━━ Supplied information

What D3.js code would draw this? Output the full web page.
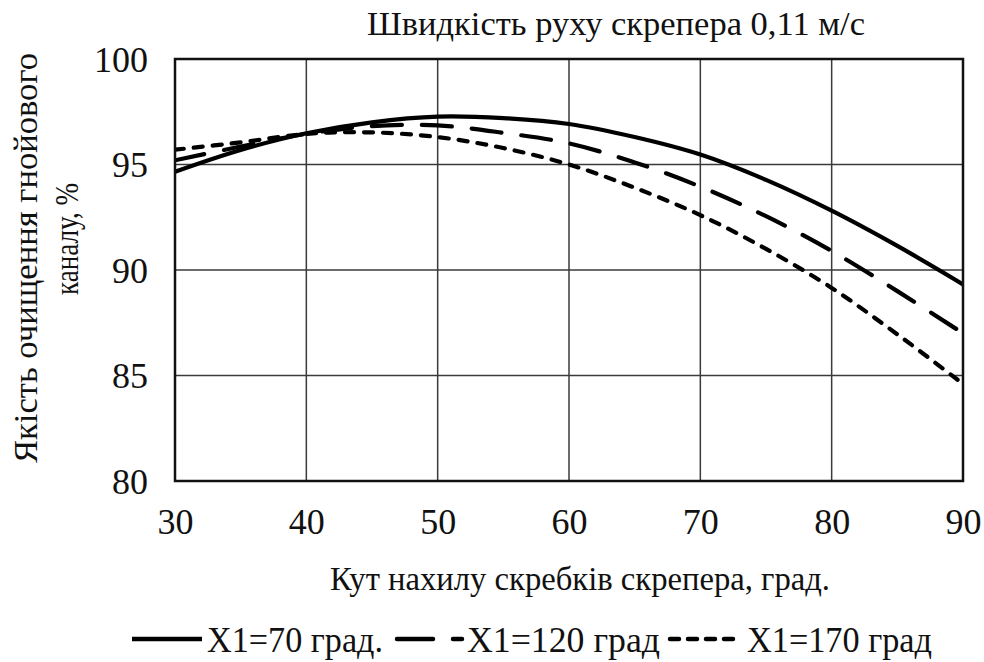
<!DOCTYPE html>
<html>
<head>
<meta charset="utf-8">
<script src="https://cdn.jsdelivr.net/npm/d3@7"></script>
</head>
<body style="margin:0;background:#fff">
<svg id="chart" width="984" height="662" style="display:block"></svg>
<script>
// Scraper blade angle, degrees
const angles = [30, 35, 40, 45, 50, 55, 60, 65, 70, 75, 80, 85, 90];
// Cleaning quality of the manure channel, % — one array per X1 setting
const q70  = [94.66, 95.69, 96.48, 97.0, 97.27, 97.2, 96.92, 96.3, 95.47, 94.27, 92.81, 91.14, 89.32];
const q120 = [95.2, 95.85, 96.45, 96.82, 96.85, 96.5, 96.0, 95.1, 93.95, 92.55, 90.9, 89.0, 87.0];
const q170 = [95.7, 96.05, 96.45, 96.52, 96.3, 95.78, 95.0, 93.9, 92.6, 91.0, 89.15, 86.95, 84.6];

const xTicks = [30, 40, 50, 60, 70, 80, 90];
const yTicks = [80, 85, 90, 95, 100];

const seriesNames = ["X1=70 град.", "X1=120 град", "X1=170 град"];
const titleText = "Швидкість руху скрепера 0,11 м/с";
const xLabel = "Кут нахилу скребків скрепера, град.";
const yLabel1 = "Якість очищення гнойового";
const yLabel2 = "каналу, %";

const FONT = "Liberation Serif";

const series = [
  { name: seriesNames[0], values: q70,  dash: null },
  { name: seriesNames[1], values: q120, dash: "30,20" },
  { name: seriesNames[2], values: q170, dash: "9,10" }
];

const svg = d3.select("#chart");
const plot = { left: 175, right: 963, top: 59, bottom: 481 };

const x = d3.scaleLinear().domain([30, 90]).range([plot.left, plot.right]);
const y = d3.scaleLinear().domain([80, 100]).range([plot.bottom, plot.top]);

// grid
const grid = svg.append("g");
grid.selectAll("line.v").data(xTicks.slice(1, -1)).join("line")
  .attr("x1", d => x(d)).attr("x2", d => x(d))
  .attr("y1", plot.top).attr("y2", plot.bottom)
  .attr("stroke", "#3a3a3a").attr("stroke-width", 1.5);
grid.selectAll("line.h").data(yTicks.slice(1, -1)).join("line")
  .attr("x1", plot.left).attr("x2", plot.right)
  .attr("y1", d => y(d)).attr("y2", d => y(d))
  .attr("stroke", "#3a3a3a").attr("stroke-width", 1.5);

// axes (tick labels only; the frame is drawn separately)
const xAxis = d3.axisBottom(x).tickValues(xTicks).tickSize(0).tickPadding(0);
const gx = svg.append("g").attr("transform", `translate(0,${plot.bottom})`).call(xAxis)
  .attr("font-family", FONT).attr("font-size", 36);
gx.select(".domain").remove();
gx.selectAll("text").attr("dy", null).attr("y", 53).attr("fill", "#111");

const yAxis = d3.axisLeft(y).tickValues(yTicks).tickSize(0).tickPadding(0);
const gy = svg.append("g").attr("transform", `translate(148,0)`).call(yAxis)
  .attr("font-family", FONT).attr("font-size", 36);
gy.select(".domain").remove();
gy.selectAll("text").attr("x", 0).attr("dy", "0.34em").attr("fill", "#111");

// curves
const line = d3.line()
  .x((d, i) => x(angles[i]))
  .y(d => y(d))
  .curve(d3.curveCatmullRom.alpha(0.5));

svg.append("clipPath").attr("id", "plotClip")
  .append("rect").attr("x", plot.left).attr("y", plot.top)
  .attr("width", plot.right - plot.left).attr("height", plot.bottom - plot.top);

svg.append("g").attr("clip-path", "url(#plotClip)")
  .selectAll("path").data(series).join("path")
  .attr("d", d => line(d.values))
  .attr("fill", "none")
  .attr("stroke", "#000")
  .attr("stroke-width", 4.2)
  .attr("stroke-linecap", d => d.dash ? "round" : "butt")
  .attr("stroke-dasharray", d => d.dash);

// frame
svg.append("rect")
  .attr("x", plot.left).attr("y", plot.top)
  .attr("width", plot.right - plot.left).attr("height", plot.bottom - plot.top)
  .attr("fill", "none").attr("stroke", "#111").attr("stroke-width", 2.5);

function label(sel, size, len) {
  sel.attr("font-family", FONT).attr("font-size", size).attr("fill", "#111");
  if (len) sel.attr("textLength", len).attr("lengthAdjust", "spacingAndGlyphs");
  return sel;
}

// title
label(svg.append("text").attr("x", 616).attr("y", 35)
  .attr("text-anchor", "middle").text(titleText), 33, 498);

// x label
label(svg.append("text").attr("x", 580).attr("y", 590)
  .attr("text-anchor", "middle").text(xLabel), 33, 500);

// y label (two lines)
label(svg.append("text").attr("transform", "translate(37,258) rotate(-90)")
  .attr("text-anchor", "middle").text(yLabel1), 34, 410);
label(svg.append("text").attr("transform", "translate(78,239) rotate(-90)")
  .attr("text-anchor", "middle").text(yLabel2), 34, 112);

// legend
const legend = [
  { s: series[0], x1: 132, x2: 202, tx: 207, tw: 176 },
  { s: series[1], x1: 397, x2: 462, tx: 467, tw: 193 },
  { s: series[2], x1: 670, x2: 740, tx: 747, tw: 185 }
];
const lg = svg.append("g");
lg.selectAll("line").data(legend).join("line")
  .attr("x1", d => d.x1).attr("x2", d => d.x2)
  .attr("y1", 639).attr("y2", 639)
  .attr("stroke", "#000").attr("stroke-width", 4.5)
  .attr("stroke-linecap", d => d.s.dash ? "round" : "butt")
  .attr("stroke-dasharray", d => d.s.dash === "30,20" ? "36,20" : (d.s.dash ? "9,9" : null));
label(lg.selectAll("text").data(legend).join("text")
  .attr("x", d => d.tx).attr("y", 652)
  .attr("textLength", d => d.tw).attr("lengthAdjust", "spacingAndGlyphs")
  .text(d => d.s.name), 36);
</script>
</body>
</html>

━━━━

[Problem description]: Output exactly the span of lines from the top of the listing through the line holding "const yTicks = [80, 85, 90, 95, 100];", and leave every picture out.

[Output of the exercise]:
What D3.js code would draw this? Output the full web page.
<!DOCTYPE html>
<html>
<head>
<meta charset="utf-8">
<script src="https://cdn.jsdelivr.net/npm/d3@7"></script>
</head>
<body style="margin:0;background:#fff">
<svg id="chart" width="984" height="662" style="display:block"></svg>
<script>
// Scraper blade angle, degrees
const angles = [30, 35, 40, 45, 50, 55, 60, 65, 70, 75, 80, 85, 90];
// Cleaning quality of the manure channel, % — one array per X1 setting
const q70  = [94.66, 95.69, 96.48, 97.0, 97.27, 97.2, 96.92, 96.3, 95.47, 94.27, 92.81, 91.14, 89.32];
const q120 = [95.2, 95.85, 96.45, 96.82, 96.85, 96.5, 96.0, 95.1, 93.95, 92.55, 90.9, 89.0, 87.0];
const q170 = [95.7, 96.05, 96.45, 96.52, 96.3, 95.78, 95.0, 93.9, 92.6, 91.0, 89.15, 86.95, 84.6];

const xTicks = [30, 40, 50, 60, 70, 80, 90];
const yTicks = [80, 85, 90, 95, 100];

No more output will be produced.